The superior power(s), however, were not opposed to the use of vassal because they has their model of it, the obligation incumbent upon vassals in the Holy Land to provide military service for as long as international security was threatened — that is, in perpetuity.

In any case, it was a term older than “colony” and thus not attuned to the rigours of description mandated in the unfolding period of the New Deference. The new term must accommodate whatever AUKUS’s protagonists claim it is, and these proclamations will, it must be understood, seldom if ever agree with each other over time, and maybe not even be true depictions of fact at the beginning.

To serve this regime of obligation what was needed was something that obscured the true meaning of a relationship involving voluntary servitude while allowing it to be used so as to imply the practice of high political virtue.

“Consigliere” came to mind. It was foreign-sounding (because it was) and those in favour of it saw the opportunity of endless evasions of demands for answers because of its undoubted multiplicity of meanings. As well, it carried gravitas, a consigliere being a trusted adviser and dispute revolver, a status that appealed to the egos of those who would be in those roles.

The problem here was that these roles were notable in organisations not favoured, in public anyway, by AUKUS political leaders, namely within the leadership structure of the Calabrian, Sicilian, and American Mafia.
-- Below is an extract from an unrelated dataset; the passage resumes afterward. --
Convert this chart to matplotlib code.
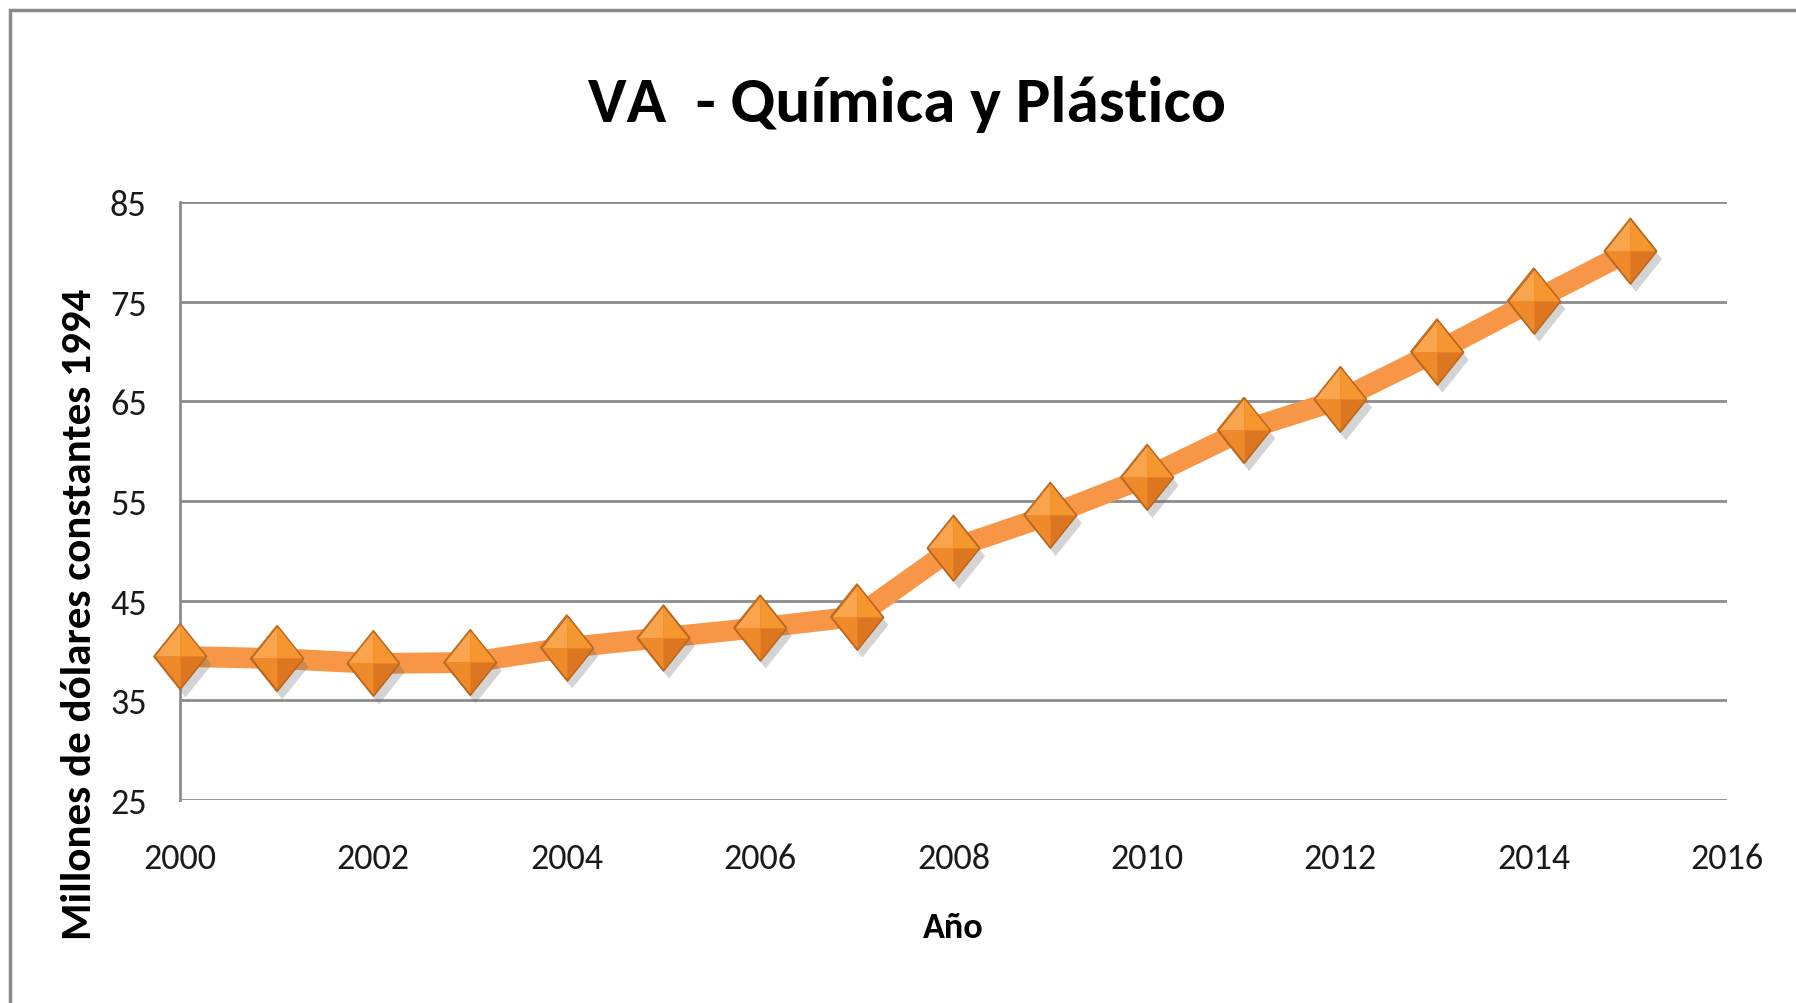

Besides, it had Latin origins.

‘Concierge”, though accurate and precise, was dismissed without discussion on the basis of its francophonic pedigree.

Given that the essence of AUKUS is the subordination of Australia to the demands of the Untied Kingdom and the Untied States of America, a semi-precedent was recalled of a model which accounted for the sharing of dual sovereignty over a faraway possession. Moreover, it once existed very close to Australia’s shores and was known as the Condominium of the New Hebrides.
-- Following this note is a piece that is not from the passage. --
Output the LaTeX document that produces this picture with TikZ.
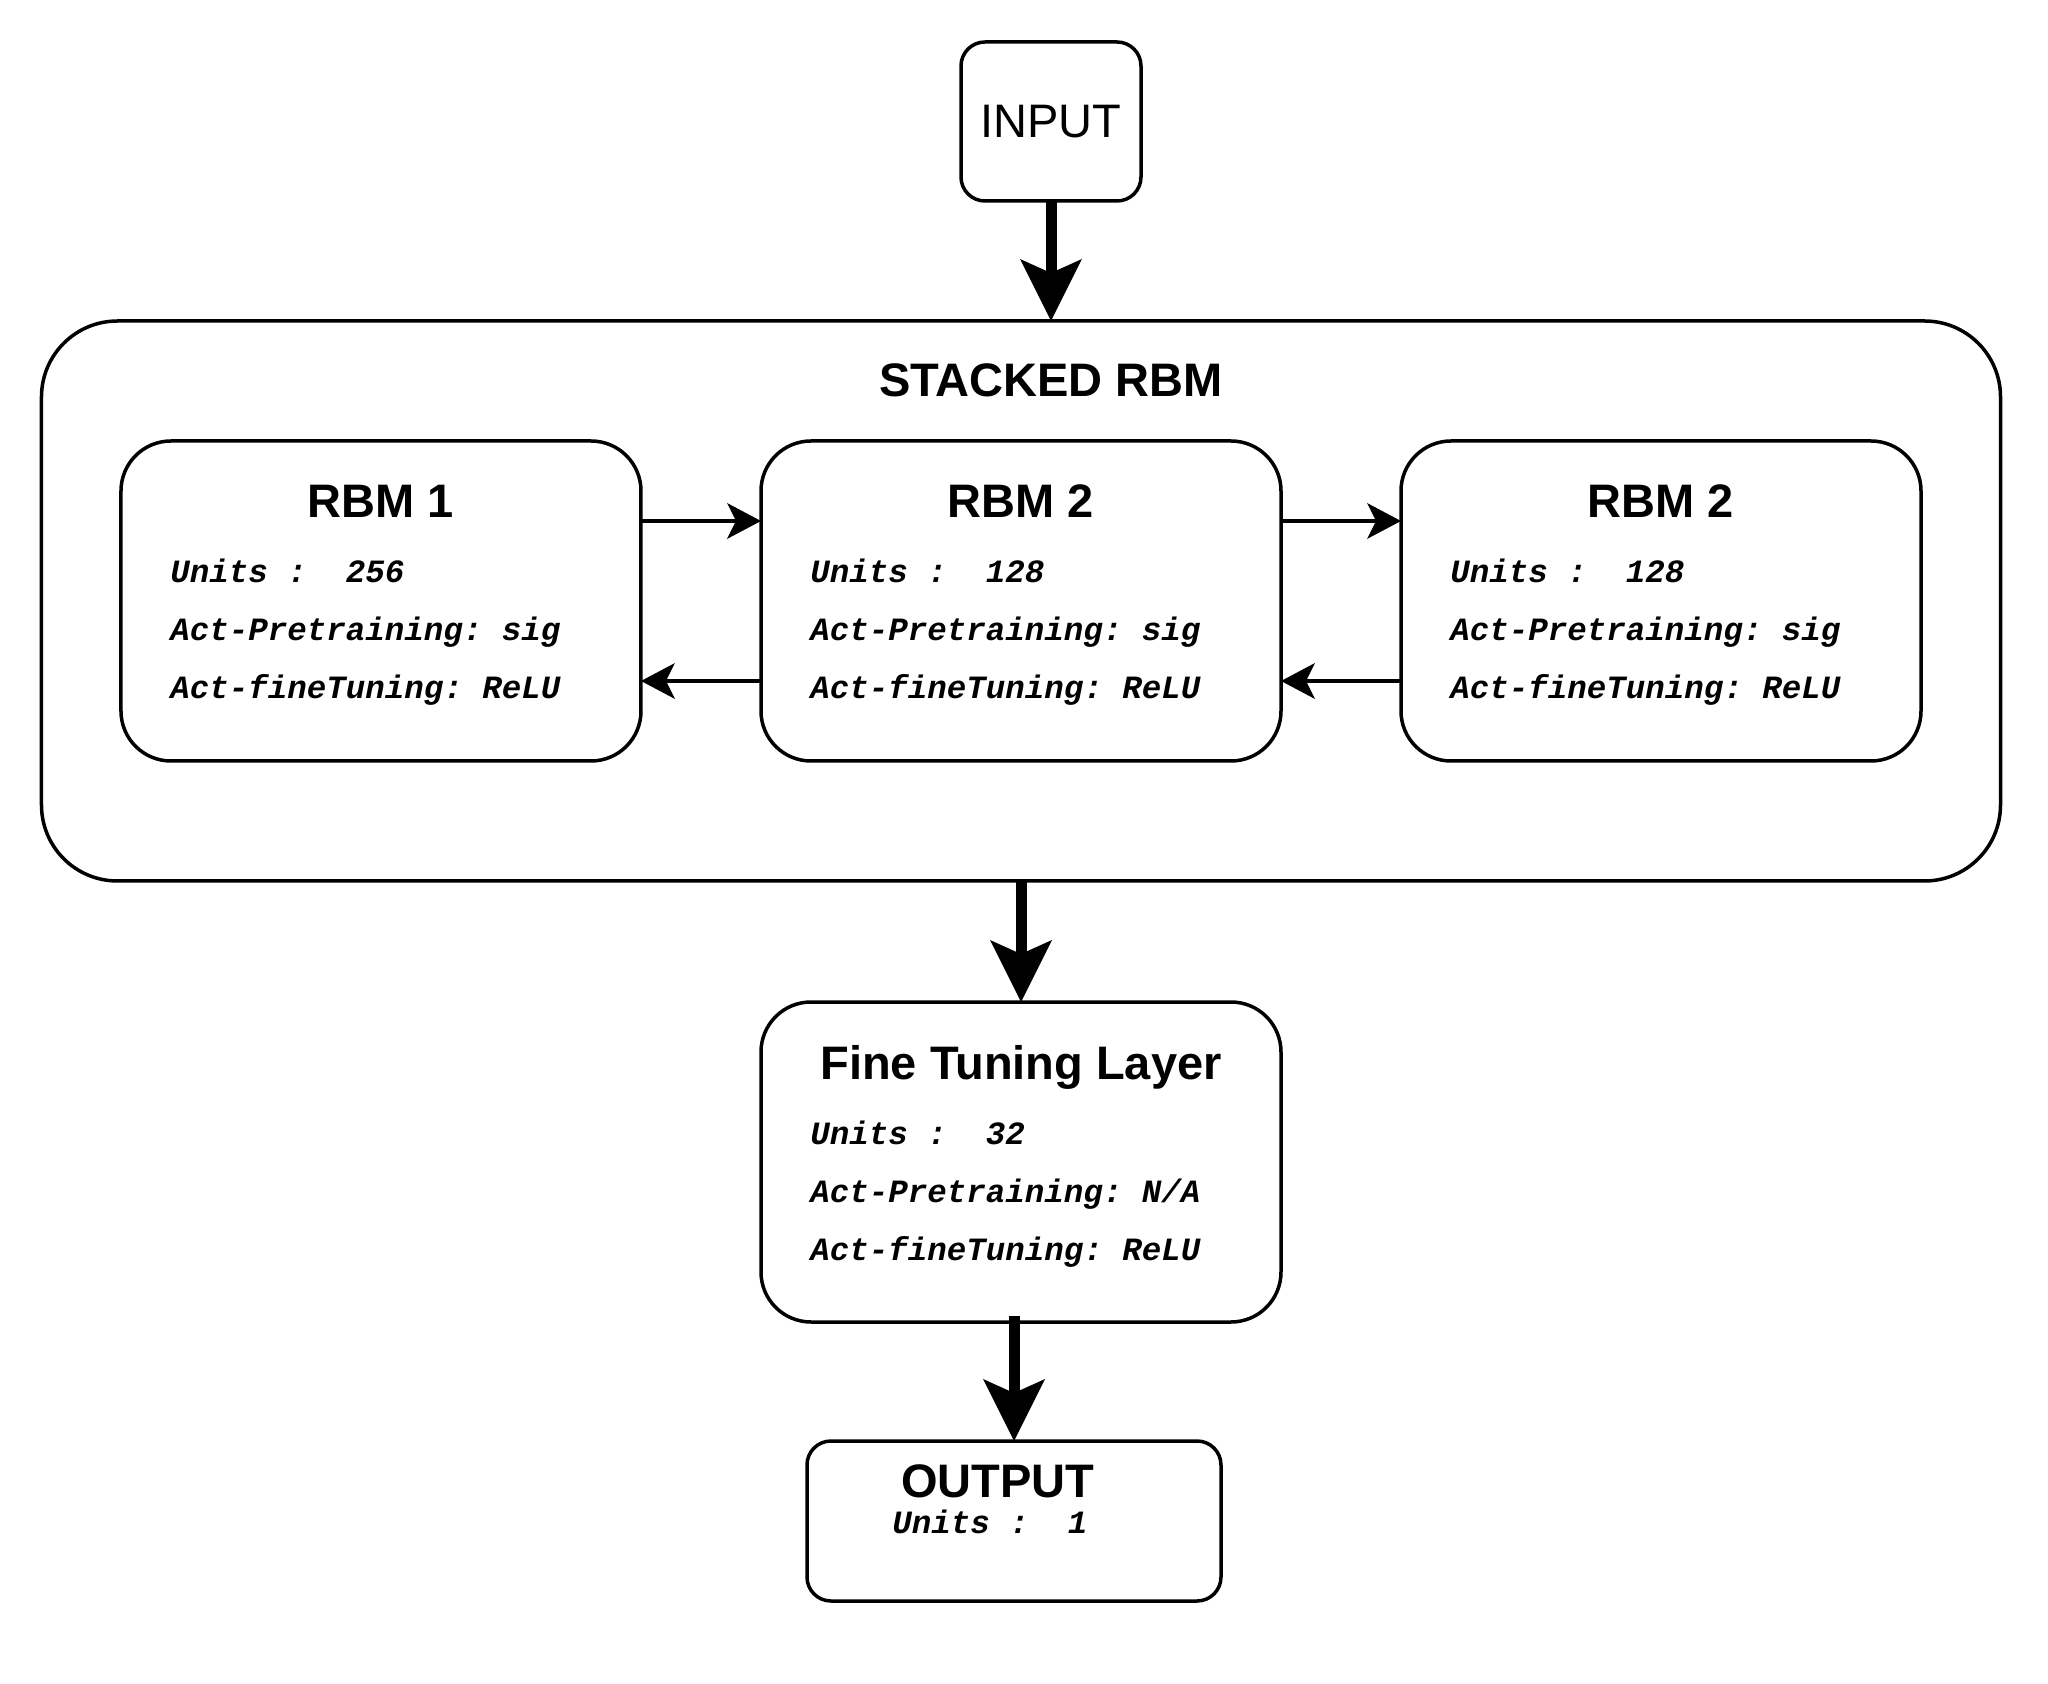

In their metropolitan wisdom two countries claiming sovereignty over the New Hebrides followed the logic which became de rigeuer for the two-airline policy which existed, domestically and for many years, between Trans Australia Airlines and Ansett. In the name of consumer choice-as-dualism everything was duplicated.

It was, unsurprisingly, a 74-year disaster overseen by the British and the French: Condominium-as-pandemonium. Those most affected — the Ni-Vanuatu — were officially stateless, a condition thought delicate to remember. Also unsurprisingly, the term was rejected as but another example of why things French must be rejected.

By a process of exhausting the political lexicon of suitable terms something from other disciplines came to mind. The logic was impeccable: Australia is part of an ensemble that in which it is an enthusiastic but untutored and unskilled member in a complex and lengthy enterprise which, necessarily, must be conducted and coordinated by others of superior knowledge, understanding, and resources.

Australia in this context is a member of an orchestra! And the term is advantaged by not being identifiably French. The music it performs will, perforce be arranged by others but it will dutifully follow all directions of the conductor(s). It’s instrumentation is yet to be assigned but, as with players in all orchestras, this will be highly variable but always in accordance with the different needs of the composers and their understandings of the score.

Thus AUKUS is decoded, an acronym which, while being heralded as a revolutionary development in Australia’s national security (which it is), is also a bare-faced, barely concealed admission that, politically, Australia is now an AUKUState, and to be AUKUStrated.